-- Start of Dataset excerpt --
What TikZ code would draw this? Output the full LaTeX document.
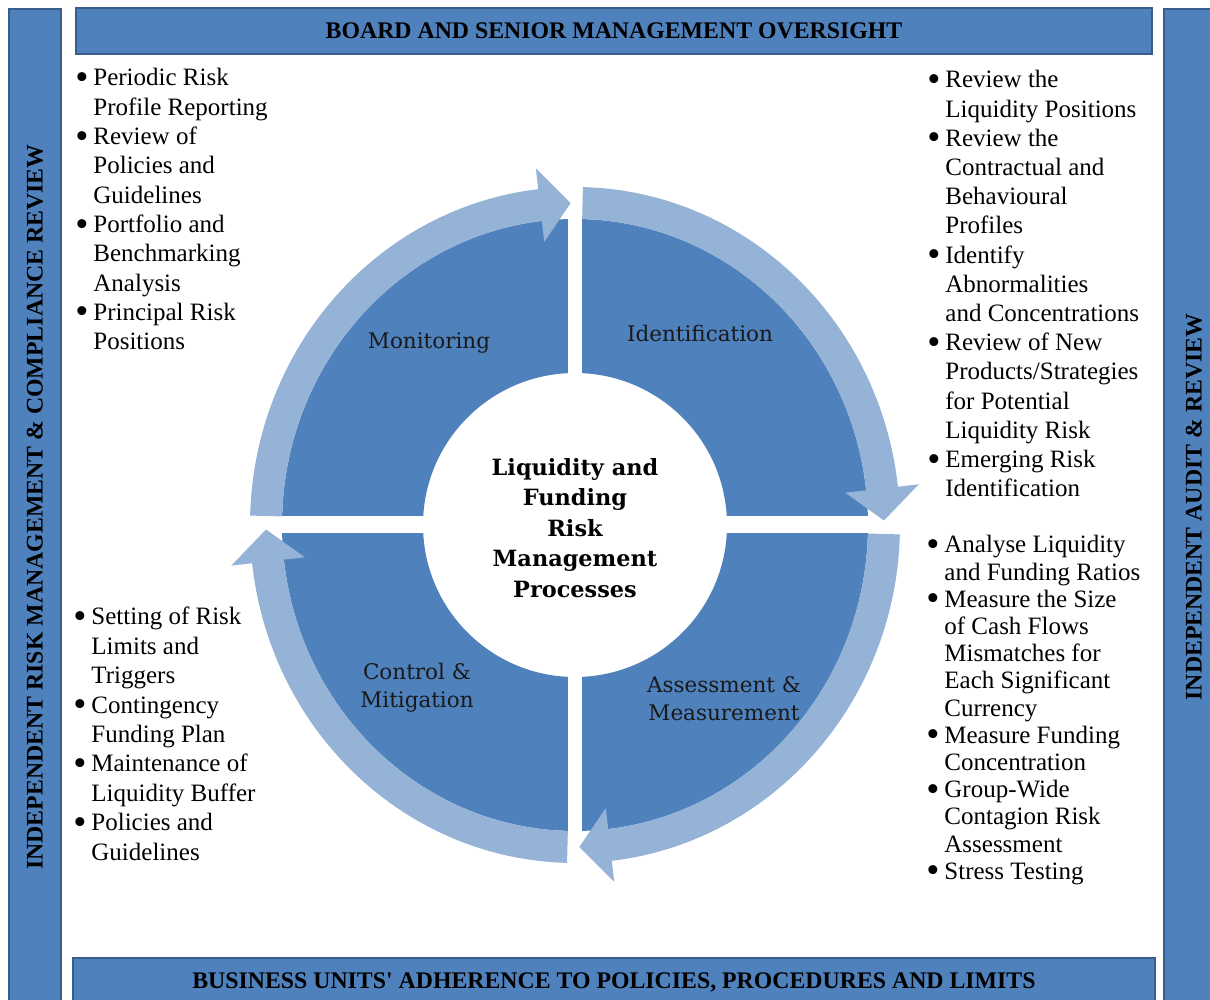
\documentclass[tikz,border=0pt]{standalone}
\usepackage{fontspec}
\setmainfont{Liberation Serif}
\newfontfamily\labelfont{DejaVu Serif}
\definecolor{darkblue}{HTML}{4F81BD}
\definecolor{lightblue}{HTML}{95B3D7}
\definecolor{barborder}{HTML}{385D8A}
\newcommand{\cycarrow}[3]{%
  \fill[lightblue] (#1:325 and 338) arc[start angle=#1, end angle=#2, x radius=325, y radius=338]
    -- (#2:346 and 359) -- (#3:309 and 322) -- (#2:272 and 285) -- (#2:293 and 306)
    arc[start angle=#2, end angle=#1, x radius=293, y radius=306] -- cycle;}
\newcommand{\bul}{\makebox[4.5pt][c]{\raisebox{-1.8pt}{\scalebox{1.5}{•}}}}
\begin{document}
\begin{tikzpicture}[x=0.5pt, y=0.5pt,
  bar/.style={fill=darkblue, draw=barborder, line width=0.7pt, inner sep=0pt, text=black,
     font=\fontsize{11.9}{14}\selectfont\bfseries},
  qlabel/.style={font=\labelfont\fontsize{10.75}{14}\selectfont, align=center, text=black!90, inner sep=0pt},
  ctext/.style={font=\labelfont\bfseries\fontsize{11.2}{15.25}\selectfont, align=center, inner sep=0pt},
  blist/.style={anchor=base west, inner sep=0pt}]
\useasboundingbox (0,0) rectangle (1210,1000);
\fill[white] (0,0) rectangle (1210,1000);

% frame bars
\node[bar, minimum width=538pt, minimum height=23pt] (top) at (614,969) {BOARD AND SENIOR MANAGEMENT OVERSIGHT};
\node[bar, minimum width=541pt, minimum height=24pt] (bottom) at (614,18) {BUSINESS UNITS\textquotesingle{} ADHERENCE TO POLICIES, PROCEDURES AND LIMITS};
\node[bar, rotate=90, minimum width=498pt, minimum height=26pt] (left) at (35,493) {INDEPENDENT RISK MANAGEMENT \& COMPLIANCE REVIEW};
\node[bar, rotate=90, minimum width=498pt, minimum height=30pt] (right) at (1194,493) {INDEPENDENT AUDIT \& REVIEW};

% cycle
\begin{scope}[shift={(575,475)}]
  \fill[darkblue, even odd rule] (0,0) ellipse[x radius=293, y radius=306] (0,0) circle[radius=152];
  \fill[white] (-7,-330) rectangle (7,330);
  \fill[white] (-310,-8.5) rectangle (310,8.5);
  \cycarrow{178.4}{96.5}{90.8}
  \cycarrow{88.6}{6.5}{0.8}
  \cycarrow{358.4}{276.5}{270.8}
  \cycarrow{268.6}{186.5}{180.8}
\end{scope}

\node[qlabel] (mon) at (429,657) {Monitoring};
\node[qlabel] (ident) at (700,667) {Identification};
\node[qlabel] (ctrl) at (417,312) {Control \&\\Mitigation};
\node[qlabel] (assess) at (724,301) {Assessment \&\\Measurement};
\node[ctext] (center) at (575,472) {Liquidity and\\Funding\\Risk\\Management\\Processes};

% bullet lists
\node[blist, font=\fontsize{12.5}{14.65}\selectfont] (tl) at (77,914) {\begin{tabular}[t]{@{}l@{\hspace{3.5pt}}l@{}}
\bul & Periodic Risk\\ & Profile Reporting\\
\bul & Review of\\ & Policies and\\ & Guidelines\\
\bul & Portfolio and\\ & Benchmarking\\ & Analysis\\
\bul & Principal Risk\\ & Positions
\end{tabular}};
\node[blist, font=\fontsize{12.5}{14.6}\selectfont] (tr) at (929,912) {\begin{tabular}[t]{@{}l@{\hspace{3.5pt}}l@{}}
\bul & Review the\\ & Liquidity Positions\\
\bul & Review the\\ & Contractual and\\ & Behavioural\\ & Profiles\\
\bul & Identify\\ & Abnormalities\\ & and Concentrations\\
\bul & Review of New\\ & Products/Strategies\\ & for Potential\\ & Liquidity Risk\\
\bul & Emerging Risk\\ & Identification
\end{tabular}};
\node[blist, font=\fontsize{12.5}{13.6}\selectfont] (br) at (928,447) {\begin{tabular}[t]{@{}l@{\hspace{3.5pt}}l@{}}
\bul & Analyse Liquidity\\ & and Funding Ratios\\
\bul & Measure the Size\\ & of Cash Flows\\ & Mismatches for\\ & Each Significant\\ & Currency\\
\bul & Measure Funding\\ & Concentration\\
\bul & Group-Wide\\ & Contagion Risk\\ & Assessment\\
\bul & Stress Testing
\end{tabular}};
\node[blist, font=\fontsize{12.5}{14.7}\selectfont] (bl) at (75,375) {\begin{tabular}[t]{@{}l@{\hspace{3.5pt}}l@{}}
\bul & Setting of Risk\\ & Limits and\\ & Triggers\\
\bul & Contingency\\ & Funding Plan\\
\bul & Maintenance of\\ & Liquidity Buffer\\
\bul & Policies and\\ & Guidelines
\end{tabular}};
\end{tikzpicture}
\end{document}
-- End of Dataset excerpt --
--- Goal ---
Look above for lines with the word "draw" and copy them all.

--- Expected answer ---
What TikZ code would draw this? Output the full LaTeX document.
  bar/.style={fill=darkblue, draw=barborder, line width=0.7pt, inner sep=0pt, text=black,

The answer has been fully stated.